ステップ1:コンバインド・インカム(Combined Income)の計算
まず初めに、ソーシャル・セキュリティ給付金が課税の対象となるかどうかは、コンバインド・インカムと呼ばれる指標に基づいています(プロビジョナル・インカムと呼ばれる場合もあります)。このコンバインド・インカムは、受給者のModified Adjusted Gross Income(MAGI)、ソーシャル・セキュリティの1/2、非課税債券(Muni bondなど)の利子収入などを合算して算出されます。
ステップ2:Adjusted Gross Incomeに算入される金額の計算
次にソーシャル・セキュリティ給付金、コンバインド・インカムと二つの基準値を使って、Adjusted Gross Incomeに算入される金額を計算します。
コンバインド・インカムに関する一つ目の基準値は、単身者が25,000ドル、夫婦合算申告で32,000ドルです。二つ目の基準値は、単身者が34,000ドル、夫婦合算申告で44,000ドルです(下のグラフ)。
そして、以下の三種類の数値を計算し、そのうち最も小さい金額が受給者のAdjusted Gross Incomeに算入されます。
ソーシャル・セキュリティ給付金の85%
給付金の50%と、コンバインド・インカムのうち二つ目の基準値を超えた額の85%の合計
コンバインド・インカムのうち、一つ目の基準値を超えた額の50%と、二つ目の基準値を超えた額の35%の合計
ケース・スタディで計算してみましょう。
ある夫婦のMAGI(ソーシャル・セキュリティ以外の所得)$36,000、ソーシャル・セキュリティが$40,000だとします。
すると、コンバインド・インカムは、
$56,000=MAGI $36,000+ソーシャル・セキュリティの1/2 $20,000
となります。
ソーシャル・セキュリティ給付金の85%=$34,000
給付金の50%と、コンバインド・インカムのうち二つ目の基準値を超えた額の85%の合計=$20,000+$10,200=$30,200
コンバインド・インカムのうち、一つ目の基準値を超えた額の50%と、二つ目の基準値を超えた額の35%の合計=$12,000+$4,200=$16,200
したがって、最も小さい$16,200が受給者のAdjusted Gross Incomeに加算される金額となります。この額はソーシャル・セキュリティ給付金の40.5%にすぎず、ソーシャル・セキュリティが他の所得に比べ優遇されていることが分かります。
この例でのAdjusted Gross Incomeは、
MAGI $36,000+ソーシャル・セキュリティのAGI算入額 $16,200=$52,200
になります。
ステップ3:Taxable Income、所得税額の計算
実際に税率をかけあわせて所得税を計算する所得は、Taxable Incomeです。Taxable Incomeは、Adjusted Gross Incomeから各種所得控除を差し引いて計算します。

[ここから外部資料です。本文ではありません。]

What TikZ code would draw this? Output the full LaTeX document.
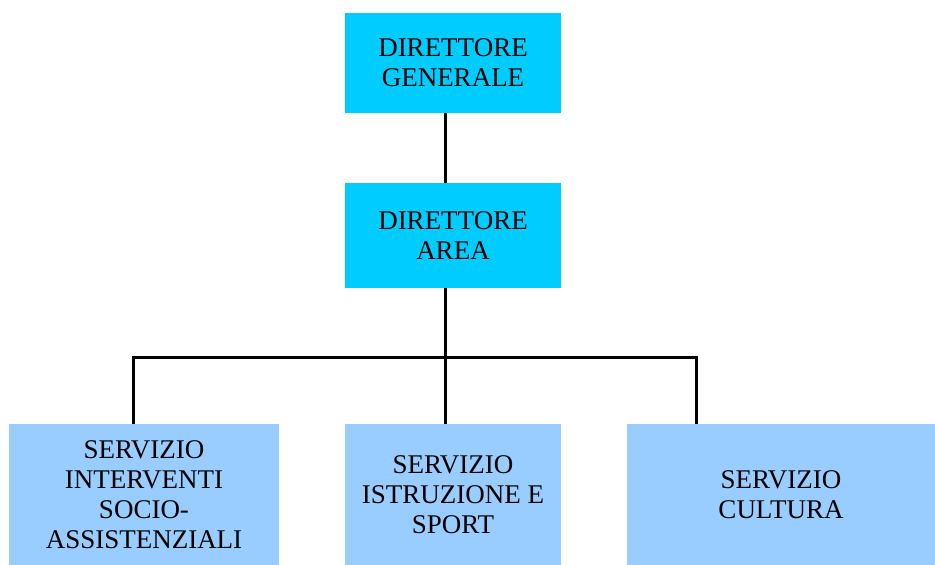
\documentclass[tikz,border=0pt]{standalone}
\usepackage{fontspec}
\setmainfont{Liberation Serif}
\definecolor{topblue}{HTML}{00CCFF}
\definecolor{lowblue}{HTML}{99CCFF}

\begin{document}
\begin{tikzpicture}[x=1pt,y=1pt,
    box/.style={inner sep=0pt,align=center,
      font=\fontsize{27}{30}\selectfont},
    head/.style={box,fill=topblue,minimum width=216pt},
    unit/.style={box,fill=lowblue,minimum height=141pt},
    link/.style={line width=3pt}]
  \useasboundingbox (0,0) rectangle (935,-565);
  % top of the chart
  \node[head,minimum height=100pt] (dg) at (453,-63) {DIRETTORE\\GENERALE};
  \node[head,minimum height=105pt] (da) at (453,-235.5) {DIRETTORE\\AREA};
  % services
  \node[unit,minimum width=270pt] (s1) at (144,-494.5)
    {SERVIZIO\\INTERVENTI\\SOCIO-\\ASSISTENZIALI};
  \node[unit,minimum width=216pt] (s2) at (453,-494.5)
    {SERVIZIO\\ISTRUZIONE E\\SPORT};
  \node[unit,minimum width=308pt] (s3) at (781,-494.5)
    {SERVIZIO\\CULTURA};
  % connectors
  \coordinate (bus) at (445,-357);
  \coordinate (busL) at (133,-357);
  \coordinate (busR) at (696,-357);
  \draw[link] (dg.south -| bus) -- (da.north -| bus);
  \draw[link] (da.south -| bus) -- (bus) -- (s2.north -| bus);
  \draw[link] (s1.north -| busL) -- (busL) -- (busR) -- (s3.north -| busR);
\end{tikzpicture}
\end{document}
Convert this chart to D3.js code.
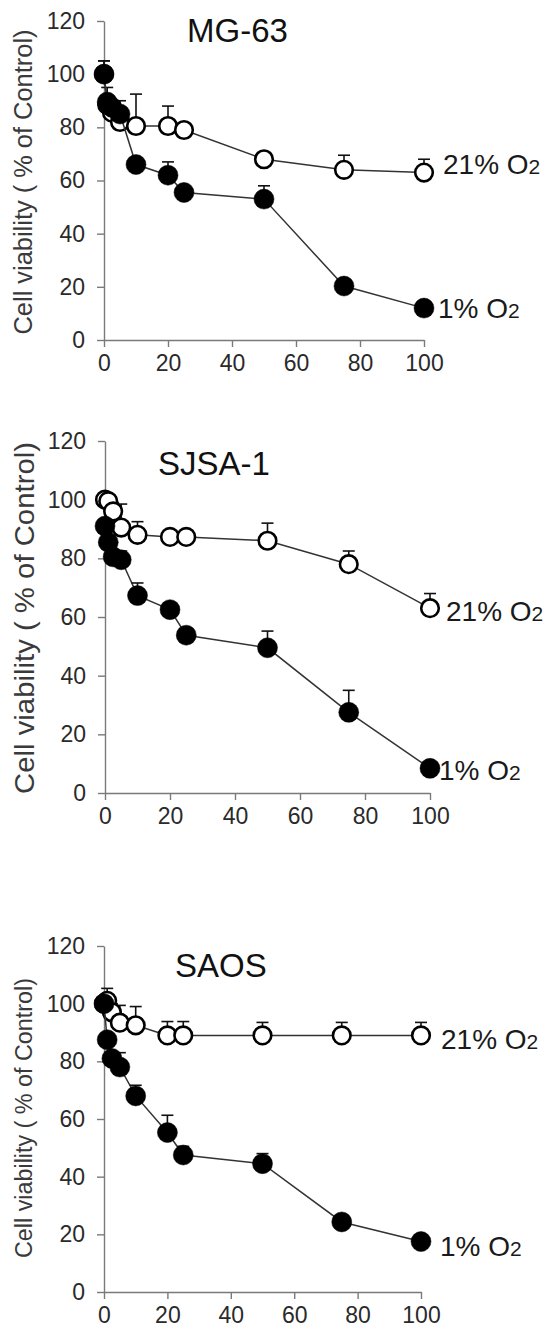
<!DOCTYPE html>
<html lang="en">
<head>
  <meta charset="UTF-8">
  <title>Cell viability</title>
  <style>
    body { margin: 0; background: #fff; }
    svg { display: block; font-family: 'Liberation Sans', Arial, sans-serif; }
  </style>
</head>
<body>
  <svg width="552" height="1331" class="svgs"></svg>
  <script src="https://cdn.jsdelivr.net/npm/d3@7/dist/d3.min.js"></script>
  <script>
    // doses (x) shared by all panels
    const doses = [0, 1, 2.5, 5, 10, 20, 25, 50, 75, 100]
    const xTicks = [0, 20, 40, 60, 80, 100]
    const yTicks = [0, 20, 40, 60, 80, 100, 120]
    const cellLines = ['MG-63', 'SJSA-1', 'SAOS']
    const seriesNames = ['21% O', '1% O']
    const yLabel = 'Cell viability ( % of Control)'

    // MG-63
    const mgNormoxia = [100, 88.5, 85.5, 82, 80.5, 80.5, 79, 68, 64, 63]
    const mgNormoxiaErr = [5, 6.5, 3, 8, 12, 7.5, 2, 2, 5.5, 5]
    const mgHypoxia = [100, 89.5, 87.5, 85, 66, 62, 55.5, 53, 20.3, 12]
    const mgHypoxiaErr = [5, 2, 2, 2, 1.5, 5, 1.5, 5, 1, 1]

    // SJSA-1
    const sjNormoxia = [100, 99.5, 96, 90.5, 88, 87.3, 87.3, 86, 78, 63]
    const sjNormoxiaErr = [1, 2, 3, 8, 4.5, 1, 1, 6, 4.5, 5]
    const sjHypoxia = [91, 85.5, 80.5, 79.5, 67.3, 62.5, 53.8, 49.5, 27.5, 8.4]
    const sjHypoxiaErr = [1, 1, 1, 3, 4.3, 1, 1, 5.7, 7.5, 1]

    // SAOS
    const saNormoxia = [100, 101, 97, 93.4, 92.5, 89, 89, 89, 89, 89]
    const saNormoxiaErr = [1, 4.3, 3, 6, 6.5, 4.8, 4.8, 4.5, 4.5, 4.5]
    const saHypoxia = [100, 87.5, 81, 78, 68, 55.3, 47.5, 44.5, 24.3, 17.5]
    const saHypoxiaErr = [1, 1, 1, 5, 3.7, 6, 3, 3.5, 1, 1]

    const normoxia = [mgNormoxia, sjNormoxia, saNormoxia]
    const normoxiaErr = [mgNormoxiaErr, sjNormoxiaErr, saNormoxiaErr]
    const hypoxia = [mgHypoxia, sjHypoxia, saHypoxia]
    const hypoxiaErr = [mgHypoxiaErr, sjHypoxiaErr, saHypoxiaErr]

    // layout of each pasted panel
    const layout = [
      { left: 104, right: 424, top: 21, bottom: 340, titleX: 187, titleY: 42,
        labelFont: 25.4, labelLen: 305, labelX: 32, labelMid: 182,
        leg: [[19, 1], [14, 10]] },
      { left: 105, right: 430, top: 441, bottom: 793, titleX: 158, titleY: 475,
        labelFont: 28, labelLen: 352, labelX: 34, labelMid: 618,
        leg: [[16, 13], [9, 12]] },
      { left: 104, right: 421, top: 946, bottom: 1292, titleX: 175, titleY: 977,
        labelFont: 23.3, labelLen: 280, labelX: 32, labelMid: 1118,
        leg: [[20, 14], [19, 14]] }
    ]

    const mainsvg = d3.select('.svgs')

    cellLines.forEach((name, i) => {
      const L = layout[i]
      const xScale = d3.scaleLinear().domain([0, 100]).range([L.left, L.right])
      const yScale = d3.scaleLinear().domain([0, 120]).range([L.bottom, L.top])
      const g = mainsvg.append('g')

      const yAxis = d3.axisLeft(yScale).tickValues(yTicks).tickSize(7).tickSizeOuter(0).tickPadding(12)
      const xAxis = d3.axisBottom(xScale).tickValues(xTicks).tickSize(7).tickSizeOuter(0).tickPadding(8)

      const ya = g.append('g').attr('transform', `translate(${L.left},0)`).call(yAxis)
      const xa = g.append('g').attr('transform', `translate(0,${L.bottom})`).call(xAxis)
      ;[ya, xa].forEach(a => {
        a.selectAll('path, line').attr('stroke', '#7a7a7a').attr('stroke-width', 1.4)
        a.selectAll('text').attr('font-size', 23).attr('fill', '#2a2a2a')
          .attr('font-family', "'Liberation Sans', Arial, sans-serif")
      })

      // y label
      g.append('text')
        .attr('transform', `translate(${L.labelX},${L.labelMid}) rotate(-90)`)
        .attr('text-anchor', 'middle')
        .attr('font-size', L.labelFont)
        .attr('fill', '#3a3a3a')
        .attr('textLength', L.labelLen)
        .attr('lengthAdjust', 'spacingAndGlyphs')
        .text(yLabel)

      // title
      g.append('text')
        .attr('x', L.titleX).attr('y', L.titleY)
        .attr('font-size', 33)
        .attr('fill', '#111')
        .text(name)

      const series = [
        { vals: normoxia[i], err: normoxiaErr[i], fill: '#fff' },
        { vals: hypoxia[i], err: hypoxiaErr[i], fill: '#000' }
      ]

      const line = d3.line().x(d => xScale(d[0])).y(d => yScale(d[1]))

      series.forEach((s, k) => {
        const pts = doses.map((d, j) => [d, s.vals[j], s.err[j]])
        g.append('path')
          .attr('d', line(pts))
          .attr('fill', 'none')
          .attr('stroke', '#333')
          .attr('stroke-width', 1.5)

        const eb = g.append('g')
        pts.forEach(p => {
          const x = xScale(p[0])
          const yt = yScale(p[1] + p[2])
          eb.append('line').attr('x1', x).attr('x2', x)
            .attr('y1', yScale(p[1])).attr('y2', yt)
            .attr('stroke', '#111').attr('stroke-width', 1.6)
          eb.append('line').attr('x1', x - 6).attr('x2', x + 6)
            .attr('y1', yt).attr('y2', yt)
            .attr('stroke', '#111').attr('stroke-width', 1.6)
        })

        g.append('g').selectAll('circle')
          .data(pts)
          .join('circle')
          .attr('cx', d => xScale(d[0]))
          .attr('cy', d => yScale(d[1]))
          .attr('r', k === 0 ? 8.8 : 10)
          .attr('fill', s.fill)
          .attr('stroke', '#000')
          .attr('stroke-width', k === 0 ? 2.6 : 0.5)

        // end label
        const last = pts[pts.length - 1]
        const t = g.append('text')
          .attr('x', xScale(last[0]) + L.leg[k][0])
          .attr('y', yScale(last[1]) + L.leg[k][1])
          .attr('font-size', 28)
          .attr('fill', '#1a1a1a')
        t.append('tspan').text(seriesNames[k])
        t.append('tspan').attr('font-size', 21).text('2')
      })
    })
  </script>
</body>
</html>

ここでは、二人とも65歳以上の夫婦合算申告における2024年の標準控除(Standard Deduction)$32,300を使って計算してみましょう。
さきほどの例のTaxable Incomeは、
Adjusted Gross Income $52,200ー標準控除 $32,300=$19,900
になります。
Taxable Incomeが$19,900の場合の所得税率(夫婦合算申告、2024年)は10%ですので、所得税額は$1,990となります。
考慮すべきポイント
所得管理の重要性
ソーシャル・セキュリティ以外の所得がある受給者は、給付金の一部が課税対象になる可能性を認識しておく必要があります。できれば、コンバインド・インカムが2つの基準値のどこに位置し、どの程度がAdjusted Gross Incomeに含まれるか把握しておくといいでしょう。
401(k)やTraditional IRAは73歳からRMDが適用され、毎年一定額以上を引き出す必要があります(必要な引き出し額に満たない部分に25%のペナルティが発生します)。引き出し額はその年の所得に合算され、コンバインド・インカムを引き上げる要因になります。RMDを見越して、リタイア後に所得が低くなる時期があれば401(k)やTraditional IRAから資金を引き出す、またはRoth口座にコンバージョン/ロールオーバーしておくことも有効な場合があります。
まとめ
ソーシャル・セキュリティは、連邦所得税制上、給付金の85%までしか課税対象にならず、他の所得に比べ優遇されています。実際、収入がソーシャル・セキュリティ給付金のみである場合、所得税が発生することは稀です。
しかし、そもそも課税対象になりうることやその仕組みはあまり理解されていないのが実情です。リタイア後も投資や不動産などの収入が見込まれる方、401(k)やTraditional IRAに大きな資産がある方は、所得税の計算方法を理解し、将来の計画に反映させることが肝要です。賢明なフィナンシャル・プランニングを行い、ソーシャル・セキュリティを安心して年金生活を送るための一助としましょう。